**DATA FOR THIS TASK:**
--------------------------------

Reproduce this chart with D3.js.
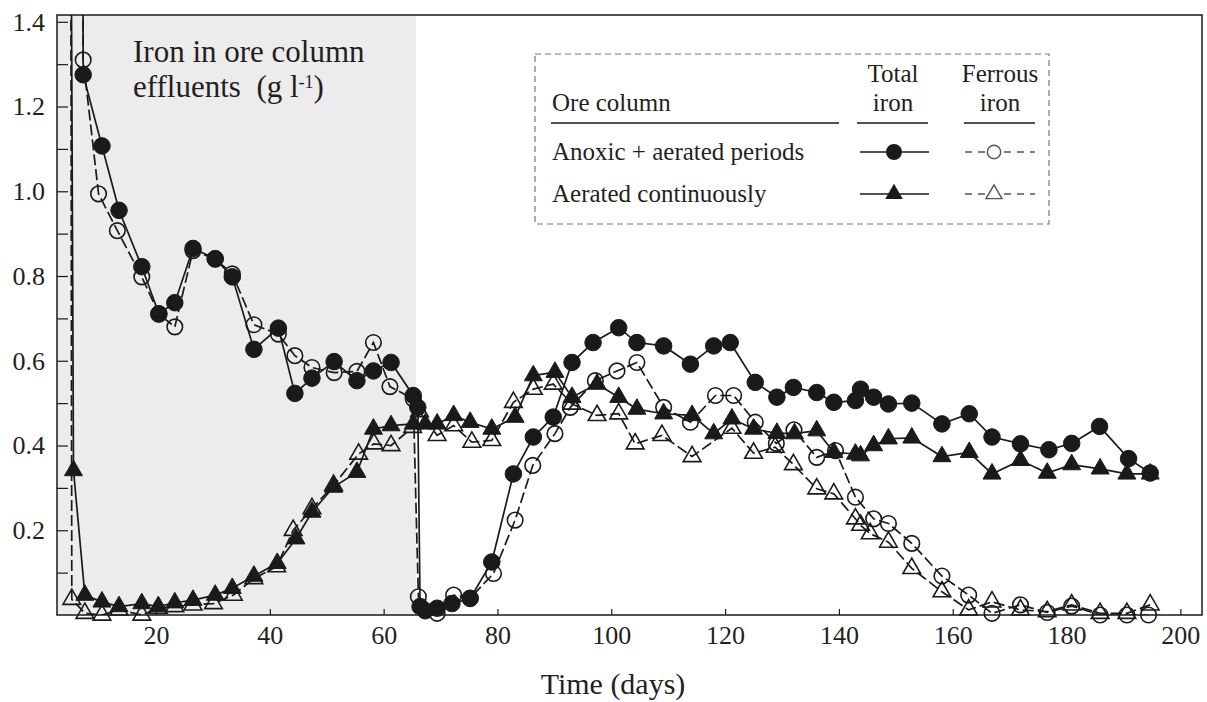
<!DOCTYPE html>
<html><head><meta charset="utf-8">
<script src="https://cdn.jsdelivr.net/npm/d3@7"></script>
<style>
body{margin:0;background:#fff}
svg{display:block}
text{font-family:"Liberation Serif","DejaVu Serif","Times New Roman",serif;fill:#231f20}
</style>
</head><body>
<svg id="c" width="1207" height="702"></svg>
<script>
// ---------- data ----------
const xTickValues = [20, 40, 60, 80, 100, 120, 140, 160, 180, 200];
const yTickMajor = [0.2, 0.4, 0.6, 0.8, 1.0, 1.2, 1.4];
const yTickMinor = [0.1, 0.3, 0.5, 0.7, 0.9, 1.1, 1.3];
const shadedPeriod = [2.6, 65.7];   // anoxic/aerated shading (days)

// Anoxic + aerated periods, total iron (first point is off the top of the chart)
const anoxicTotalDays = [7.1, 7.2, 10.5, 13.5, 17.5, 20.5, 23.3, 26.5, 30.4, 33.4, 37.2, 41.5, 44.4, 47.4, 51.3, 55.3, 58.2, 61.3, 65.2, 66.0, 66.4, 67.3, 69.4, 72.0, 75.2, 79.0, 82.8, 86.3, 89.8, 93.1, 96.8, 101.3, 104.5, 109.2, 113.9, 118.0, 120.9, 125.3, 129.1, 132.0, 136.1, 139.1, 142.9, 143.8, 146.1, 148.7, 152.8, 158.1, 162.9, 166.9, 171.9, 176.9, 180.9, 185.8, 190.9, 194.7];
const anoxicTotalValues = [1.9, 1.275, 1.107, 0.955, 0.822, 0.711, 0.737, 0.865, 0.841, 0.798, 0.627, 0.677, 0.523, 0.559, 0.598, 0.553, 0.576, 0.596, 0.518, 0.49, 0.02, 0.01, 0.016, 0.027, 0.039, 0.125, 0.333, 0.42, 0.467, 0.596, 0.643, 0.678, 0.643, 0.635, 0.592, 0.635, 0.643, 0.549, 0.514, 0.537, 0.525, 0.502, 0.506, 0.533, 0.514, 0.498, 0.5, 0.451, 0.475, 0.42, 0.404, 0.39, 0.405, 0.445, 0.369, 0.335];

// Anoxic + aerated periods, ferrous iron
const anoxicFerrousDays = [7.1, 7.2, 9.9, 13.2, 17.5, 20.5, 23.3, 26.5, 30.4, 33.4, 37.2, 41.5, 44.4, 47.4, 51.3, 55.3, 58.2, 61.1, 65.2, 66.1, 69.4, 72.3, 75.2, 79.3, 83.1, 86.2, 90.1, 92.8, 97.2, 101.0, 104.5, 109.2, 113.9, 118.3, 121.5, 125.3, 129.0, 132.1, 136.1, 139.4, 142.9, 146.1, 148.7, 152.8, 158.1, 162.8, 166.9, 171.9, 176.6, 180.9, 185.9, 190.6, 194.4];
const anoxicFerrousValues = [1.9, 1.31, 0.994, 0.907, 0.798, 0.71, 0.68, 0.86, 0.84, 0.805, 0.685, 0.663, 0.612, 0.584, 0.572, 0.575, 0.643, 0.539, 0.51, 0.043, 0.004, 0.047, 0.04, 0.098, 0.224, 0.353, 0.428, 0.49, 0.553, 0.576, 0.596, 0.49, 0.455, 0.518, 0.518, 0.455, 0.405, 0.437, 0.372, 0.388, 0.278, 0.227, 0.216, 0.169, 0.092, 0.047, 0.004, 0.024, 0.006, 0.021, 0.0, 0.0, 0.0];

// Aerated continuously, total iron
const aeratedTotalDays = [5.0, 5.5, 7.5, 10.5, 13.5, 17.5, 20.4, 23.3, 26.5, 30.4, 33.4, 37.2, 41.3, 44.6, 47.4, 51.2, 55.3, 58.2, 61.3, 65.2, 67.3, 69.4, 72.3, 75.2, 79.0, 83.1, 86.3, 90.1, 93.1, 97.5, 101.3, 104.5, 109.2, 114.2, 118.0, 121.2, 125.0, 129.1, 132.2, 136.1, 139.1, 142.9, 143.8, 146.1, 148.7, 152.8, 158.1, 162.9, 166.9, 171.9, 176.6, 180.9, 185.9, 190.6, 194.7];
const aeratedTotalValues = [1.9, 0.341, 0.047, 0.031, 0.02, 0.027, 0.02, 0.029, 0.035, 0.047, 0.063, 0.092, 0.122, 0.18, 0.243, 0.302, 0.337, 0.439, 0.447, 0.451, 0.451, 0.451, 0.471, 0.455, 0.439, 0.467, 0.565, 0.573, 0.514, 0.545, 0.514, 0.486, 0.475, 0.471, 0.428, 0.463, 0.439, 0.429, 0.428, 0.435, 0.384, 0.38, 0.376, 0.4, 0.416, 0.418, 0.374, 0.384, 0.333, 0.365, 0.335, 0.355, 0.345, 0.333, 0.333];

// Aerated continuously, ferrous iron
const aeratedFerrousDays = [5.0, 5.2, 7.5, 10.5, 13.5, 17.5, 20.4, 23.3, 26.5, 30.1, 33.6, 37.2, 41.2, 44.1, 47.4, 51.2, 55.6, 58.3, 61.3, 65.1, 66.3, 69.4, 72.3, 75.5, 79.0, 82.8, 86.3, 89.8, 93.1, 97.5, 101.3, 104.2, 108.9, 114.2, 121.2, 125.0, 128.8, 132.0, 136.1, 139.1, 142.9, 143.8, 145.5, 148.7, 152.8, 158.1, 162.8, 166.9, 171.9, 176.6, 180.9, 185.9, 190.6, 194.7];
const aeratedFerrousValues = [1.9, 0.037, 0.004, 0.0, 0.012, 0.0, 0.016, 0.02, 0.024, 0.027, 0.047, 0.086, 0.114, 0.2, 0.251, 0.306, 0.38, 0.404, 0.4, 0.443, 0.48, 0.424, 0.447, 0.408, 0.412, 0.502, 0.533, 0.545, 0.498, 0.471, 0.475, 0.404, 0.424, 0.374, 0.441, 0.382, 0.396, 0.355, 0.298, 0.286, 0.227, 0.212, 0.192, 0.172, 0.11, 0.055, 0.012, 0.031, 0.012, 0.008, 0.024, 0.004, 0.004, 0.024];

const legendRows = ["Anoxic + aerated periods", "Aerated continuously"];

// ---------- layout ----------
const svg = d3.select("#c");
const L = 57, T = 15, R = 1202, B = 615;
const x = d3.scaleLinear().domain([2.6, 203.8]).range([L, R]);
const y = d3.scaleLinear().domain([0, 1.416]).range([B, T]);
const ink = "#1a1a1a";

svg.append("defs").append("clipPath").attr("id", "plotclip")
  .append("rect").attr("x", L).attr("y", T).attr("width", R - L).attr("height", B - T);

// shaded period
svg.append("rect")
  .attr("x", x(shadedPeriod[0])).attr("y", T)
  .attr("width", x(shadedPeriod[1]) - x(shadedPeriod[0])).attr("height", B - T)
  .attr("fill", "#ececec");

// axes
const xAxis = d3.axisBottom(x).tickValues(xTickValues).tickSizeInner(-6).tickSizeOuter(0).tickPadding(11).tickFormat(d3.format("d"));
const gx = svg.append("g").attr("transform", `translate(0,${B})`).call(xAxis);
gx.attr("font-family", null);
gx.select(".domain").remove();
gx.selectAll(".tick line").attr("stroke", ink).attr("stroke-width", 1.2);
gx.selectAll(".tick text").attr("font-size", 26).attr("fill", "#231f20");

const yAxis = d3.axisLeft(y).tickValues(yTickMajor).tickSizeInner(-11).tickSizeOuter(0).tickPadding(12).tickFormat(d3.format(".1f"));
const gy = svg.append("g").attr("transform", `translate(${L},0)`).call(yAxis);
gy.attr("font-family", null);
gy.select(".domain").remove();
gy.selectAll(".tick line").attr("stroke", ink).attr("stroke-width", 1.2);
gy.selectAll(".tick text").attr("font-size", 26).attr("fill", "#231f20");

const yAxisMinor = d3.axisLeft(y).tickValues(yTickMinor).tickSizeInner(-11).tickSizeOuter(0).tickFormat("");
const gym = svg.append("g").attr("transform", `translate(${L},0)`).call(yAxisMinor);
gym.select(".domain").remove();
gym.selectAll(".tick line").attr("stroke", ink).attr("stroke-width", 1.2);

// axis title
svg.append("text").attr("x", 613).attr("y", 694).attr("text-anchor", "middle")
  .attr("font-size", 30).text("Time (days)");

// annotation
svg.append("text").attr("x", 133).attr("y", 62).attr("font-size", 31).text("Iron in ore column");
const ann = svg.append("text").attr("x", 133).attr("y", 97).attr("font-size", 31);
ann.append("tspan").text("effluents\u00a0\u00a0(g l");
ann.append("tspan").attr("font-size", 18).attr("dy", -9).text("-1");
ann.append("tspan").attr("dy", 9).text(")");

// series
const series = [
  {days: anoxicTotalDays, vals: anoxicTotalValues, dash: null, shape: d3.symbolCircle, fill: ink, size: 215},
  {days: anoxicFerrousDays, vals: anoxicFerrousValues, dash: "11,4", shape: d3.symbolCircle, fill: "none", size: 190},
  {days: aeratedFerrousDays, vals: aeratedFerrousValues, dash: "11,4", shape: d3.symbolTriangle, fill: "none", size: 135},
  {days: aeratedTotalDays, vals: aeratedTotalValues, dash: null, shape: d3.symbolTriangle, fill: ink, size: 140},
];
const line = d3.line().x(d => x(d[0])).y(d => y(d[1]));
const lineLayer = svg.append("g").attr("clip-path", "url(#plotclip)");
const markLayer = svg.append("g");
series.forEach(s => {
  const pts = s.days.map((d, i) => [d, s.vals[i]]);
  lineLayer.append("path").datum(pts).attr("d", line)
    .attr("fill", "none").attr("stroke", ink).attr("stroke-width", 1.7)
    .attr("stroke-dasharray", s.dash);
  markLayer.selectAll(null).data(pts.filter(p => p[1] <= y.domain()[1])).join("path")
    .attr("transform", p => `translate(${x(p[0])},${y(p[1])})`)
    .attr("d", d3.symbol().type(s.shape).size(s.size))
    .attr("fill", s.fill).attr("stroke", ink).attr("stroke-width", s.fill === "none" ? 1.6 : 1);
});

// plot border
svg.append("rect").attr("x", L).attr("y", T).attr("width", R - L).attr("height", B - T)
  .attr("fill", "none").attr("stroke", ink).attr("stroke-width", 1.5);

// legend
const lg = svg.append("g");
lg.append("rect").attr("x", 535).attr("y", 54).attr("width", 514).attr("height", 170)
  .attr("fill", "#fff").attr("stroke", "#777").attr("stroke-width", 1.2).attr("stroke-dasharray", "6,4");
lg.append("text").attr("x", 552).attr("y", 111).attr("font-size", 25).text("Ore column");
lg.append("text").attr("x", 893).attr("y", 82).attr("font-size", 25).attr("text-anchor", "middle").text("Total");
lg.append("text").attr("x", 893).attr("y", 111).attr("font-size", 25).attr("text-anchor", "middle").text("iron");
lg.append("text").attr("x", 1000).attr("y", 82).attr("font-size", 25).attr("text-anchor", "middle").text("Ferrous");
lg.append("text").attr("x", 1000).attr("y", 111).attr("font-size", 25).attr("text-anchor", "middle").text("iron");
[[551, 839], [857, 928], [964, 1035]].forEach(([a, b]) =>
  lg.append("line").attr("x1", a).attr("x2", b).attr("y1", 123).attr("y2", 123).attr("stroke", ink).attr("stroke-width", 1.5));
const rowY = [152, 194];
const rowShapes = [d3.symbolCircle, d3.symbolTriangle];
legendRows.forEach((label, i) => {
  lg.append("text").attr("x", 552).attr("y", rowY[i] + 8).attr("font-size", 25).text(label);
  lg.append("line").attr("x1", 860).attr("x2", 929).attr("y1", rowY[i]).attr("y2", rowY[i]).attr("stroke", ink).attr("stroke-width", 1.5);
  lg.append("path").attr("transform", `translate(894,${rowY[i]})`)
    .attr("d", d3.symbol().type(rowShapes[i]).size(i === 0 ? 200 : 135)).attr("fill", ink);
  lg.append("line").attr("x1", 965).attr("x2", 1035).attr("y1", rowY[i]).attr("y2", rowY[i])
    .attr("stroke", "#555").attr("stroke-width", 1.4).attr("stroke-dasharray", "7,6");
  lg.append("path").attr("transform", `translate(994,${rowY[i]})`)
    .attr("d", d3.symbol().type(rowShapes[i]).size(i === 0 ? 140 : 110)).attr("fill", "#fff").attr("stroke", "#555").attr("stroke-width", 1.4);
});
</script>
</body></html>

--------------------------------

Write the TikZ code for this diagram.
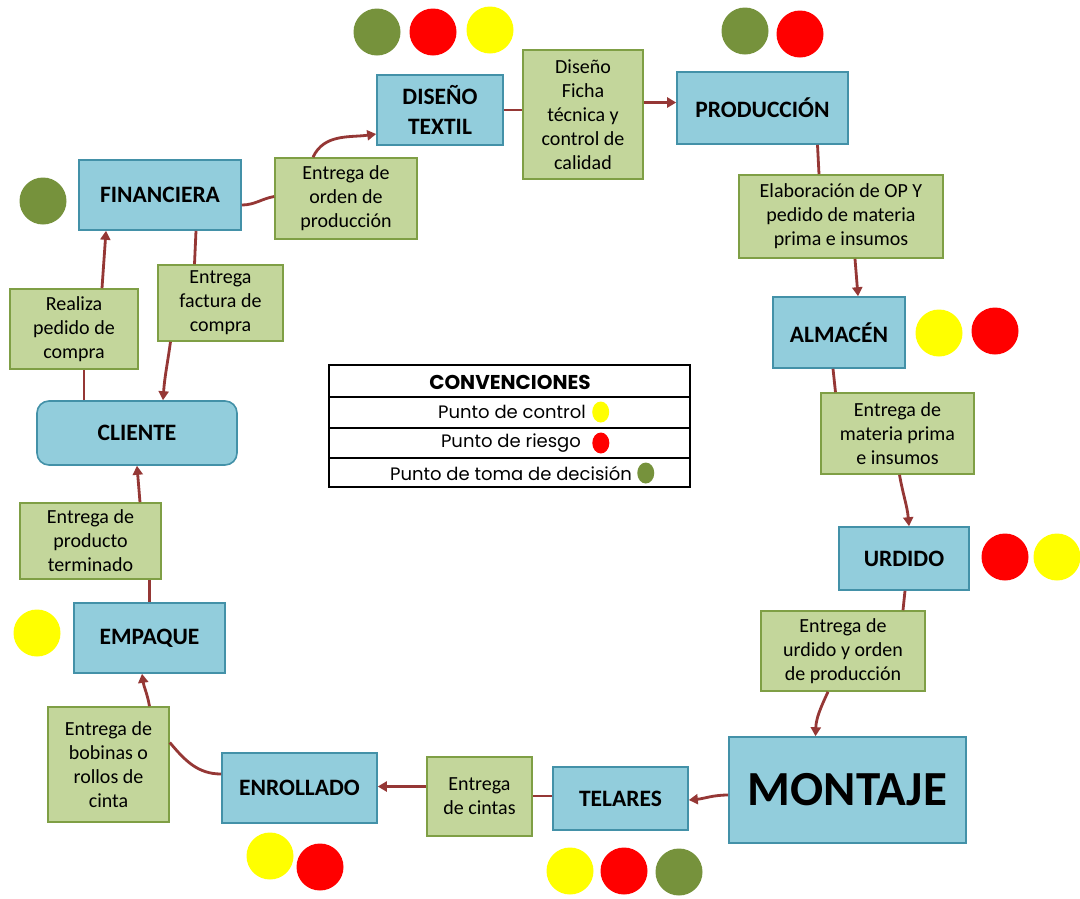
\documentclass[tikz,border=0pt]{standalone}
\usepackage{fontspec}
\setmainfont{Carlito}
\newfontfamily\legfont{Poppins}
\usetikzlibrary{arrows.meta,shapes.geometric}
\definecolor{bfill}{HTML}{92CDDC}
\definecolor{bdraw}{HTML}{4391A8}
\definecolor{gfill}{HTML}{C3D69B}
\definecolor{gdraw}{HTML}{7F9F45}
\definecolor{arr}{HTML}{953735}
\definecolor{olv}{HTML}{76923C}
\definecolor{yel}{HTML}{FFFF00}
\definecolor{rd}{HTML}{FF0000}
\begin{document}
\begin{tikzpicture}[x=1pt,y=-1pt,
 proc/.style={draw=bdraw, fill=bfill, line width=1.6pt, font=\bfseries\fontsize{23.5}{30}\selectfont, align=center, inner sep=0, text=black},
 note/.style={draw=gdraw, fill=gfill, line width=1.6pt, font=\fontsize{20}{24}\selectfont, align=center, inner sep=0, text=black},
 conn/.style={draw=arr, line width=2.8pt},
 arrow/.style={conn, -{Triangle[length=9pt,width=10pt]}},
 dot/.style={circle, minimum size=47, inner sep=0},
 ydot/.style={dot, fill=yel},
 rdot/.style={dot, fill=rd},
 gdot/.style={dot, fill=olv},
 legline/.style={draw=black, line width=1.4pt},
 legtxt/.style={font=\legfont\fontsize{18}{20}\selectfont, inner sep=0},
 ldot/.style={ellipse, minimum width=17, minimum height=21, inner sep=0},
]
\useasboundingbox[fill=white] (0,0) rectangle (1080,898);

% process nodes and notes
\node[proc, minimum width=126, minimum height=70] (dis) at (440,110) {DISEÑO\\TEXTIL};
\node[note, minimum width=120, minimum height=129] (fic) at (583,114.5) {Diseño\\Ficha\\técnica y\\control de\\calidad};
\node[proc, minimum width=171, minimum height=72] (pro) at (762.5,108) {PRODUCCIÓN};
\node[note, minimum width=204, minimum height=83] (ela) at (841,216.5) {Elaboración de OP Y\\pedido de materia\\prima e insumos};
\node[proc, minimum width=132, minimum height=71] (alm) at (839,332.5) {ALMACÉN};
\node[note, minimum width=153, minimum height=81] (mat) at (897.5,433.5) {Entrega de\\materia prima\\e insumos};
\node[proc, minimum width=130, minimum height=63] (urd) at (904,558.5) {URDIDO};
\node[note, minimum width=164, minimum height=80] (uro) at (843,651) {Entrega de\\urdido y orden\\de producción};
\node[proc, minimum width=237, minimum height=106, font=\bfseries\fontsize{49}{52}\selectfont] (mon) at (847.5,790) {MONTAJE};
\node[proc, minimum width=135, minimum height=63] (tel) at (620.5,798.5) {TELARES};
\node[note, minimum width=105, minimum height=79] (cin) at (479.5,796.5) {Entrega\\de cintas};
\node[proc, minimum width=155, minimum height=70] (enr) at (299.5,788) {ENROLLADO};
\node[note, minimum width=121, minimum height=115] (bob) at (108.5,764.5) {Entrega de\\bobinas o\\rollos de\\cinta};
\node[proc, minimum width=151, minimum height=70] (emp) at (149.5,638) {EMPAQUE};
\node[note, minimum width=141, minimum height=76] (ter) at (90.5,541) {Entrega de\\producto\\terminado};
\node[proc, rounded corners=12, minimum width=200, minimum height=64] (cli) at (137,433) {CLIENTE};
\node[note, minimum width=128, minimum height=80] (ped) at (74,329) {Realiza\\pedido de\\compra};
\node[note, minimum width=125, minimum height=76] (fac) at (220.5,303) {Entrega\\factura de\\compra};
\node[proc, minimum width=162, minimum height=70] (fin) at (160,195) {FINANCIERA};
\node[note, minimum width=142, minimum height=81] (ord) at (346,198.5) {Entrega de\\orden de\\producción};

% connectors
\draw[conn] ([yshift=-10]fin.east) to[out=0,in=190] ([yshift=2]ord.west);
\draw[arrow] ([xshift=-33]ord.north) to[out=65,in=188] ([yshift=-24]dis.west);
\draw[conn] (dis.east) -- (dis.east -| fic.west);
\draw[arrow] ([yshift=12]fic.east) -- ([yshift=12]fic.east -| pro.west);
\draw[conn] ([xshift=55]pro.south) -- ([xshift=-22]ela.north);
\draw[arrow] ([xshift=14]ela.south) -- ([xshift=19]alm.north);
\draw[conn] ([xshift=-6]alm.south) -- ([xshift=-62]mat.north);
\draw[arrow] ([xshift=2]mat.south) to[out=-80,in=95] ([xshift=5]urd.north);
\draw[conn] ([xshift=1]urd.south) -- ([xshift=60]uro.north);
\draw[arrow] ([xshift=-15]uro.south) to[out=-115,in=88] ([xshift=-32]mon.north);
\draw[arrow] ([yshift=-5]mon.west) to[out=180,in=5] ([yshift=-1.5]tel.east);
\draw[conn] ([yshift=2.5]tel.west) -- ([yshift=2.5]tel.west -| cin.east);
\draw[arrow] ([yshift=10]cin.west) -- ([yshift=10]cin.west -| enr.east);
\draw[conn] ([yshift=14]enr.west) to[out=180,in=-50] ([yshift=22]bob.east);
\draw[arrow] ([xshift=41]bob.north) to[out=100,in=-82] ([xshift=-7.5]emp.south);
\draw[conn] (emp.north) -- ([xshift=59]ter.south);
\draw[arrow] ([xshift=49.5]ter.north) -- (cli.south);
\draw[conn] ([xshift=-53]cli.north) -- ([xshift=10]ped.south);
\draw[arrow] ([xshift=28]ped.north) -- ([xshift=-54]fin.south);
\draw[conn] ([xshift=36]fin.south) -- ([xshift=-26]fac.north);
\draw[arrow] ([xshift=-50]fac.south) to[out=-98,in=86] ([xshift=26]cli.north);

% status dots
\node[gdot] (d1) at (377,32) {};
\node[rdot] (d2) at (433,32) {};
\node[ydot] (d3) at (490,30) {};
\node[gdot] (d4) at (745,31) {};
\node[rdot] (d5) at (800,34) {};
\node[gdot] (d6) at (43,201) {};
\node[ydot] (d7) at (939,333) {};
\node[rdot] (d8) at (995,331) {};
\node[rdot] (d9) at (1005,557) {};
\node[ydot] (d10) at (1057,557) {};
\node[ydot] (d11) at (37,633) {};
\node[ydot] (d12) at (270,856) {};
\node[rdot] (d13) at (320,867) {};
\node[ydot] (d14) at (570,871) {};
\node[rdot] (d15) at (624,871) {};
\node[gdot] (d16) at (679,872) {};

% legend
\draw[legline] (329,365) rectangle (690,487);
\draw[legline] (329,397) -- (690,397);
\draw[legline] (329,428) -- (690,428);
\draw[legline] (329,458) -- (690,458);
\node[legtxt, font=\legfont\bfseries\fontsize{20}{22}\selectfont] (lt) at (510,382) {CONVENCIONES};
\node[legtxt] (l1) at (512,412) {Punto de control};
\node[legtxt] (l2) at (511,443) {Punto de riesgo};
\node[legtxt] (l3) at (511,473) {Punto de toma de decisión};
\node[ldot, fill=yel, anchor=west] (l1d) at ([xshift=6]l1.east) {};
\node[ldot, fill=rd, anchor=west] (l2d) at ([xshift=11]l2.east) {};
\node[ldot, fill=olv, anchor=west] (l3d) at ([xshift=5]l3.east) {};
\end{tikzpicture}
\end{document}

--------------------------------

**TASK DESCRIPTION:**
Reproduce, word for word, only the lines in the records above from the line with "Reproduce this chart with D3.js." through the line with "const shadedPeriod = [2.6, 65.7];", including both ends; omit the pictures.

**TASK OUTPUT:**
Reproduce this chart with D3.js.
<!DOCTYPE html>
<html><head><meta charset="utf-8">
<script src="https://cdn.jsdelivr.net/npm/d3@7"></script>
<style>
body{margin:0;background:#fff}
svg{display:block}
text{font-family:"Liberation Serif","DejaVu Serif","Times New Roman",serif;fill:#231f20}
</style>
</head><body>
<svg id="c" width="1207" height="702"></svg>
<script>
// ---------- data ----------
const xTickValues = [20, 40, 60, 80, 100, 120, 140, 160, 180, 200];
const yTickMajor = [0.2, 0.4, 0.6, 0.8, 1.0, 1.2, 1.4];
const yTickMinor = [0.1, 0.3, 0.5, 0.7, 0.9, 1.1, 1.3];
const shadedPeriod = [2.6, 65.7];   // anoxic/aerated shading (days)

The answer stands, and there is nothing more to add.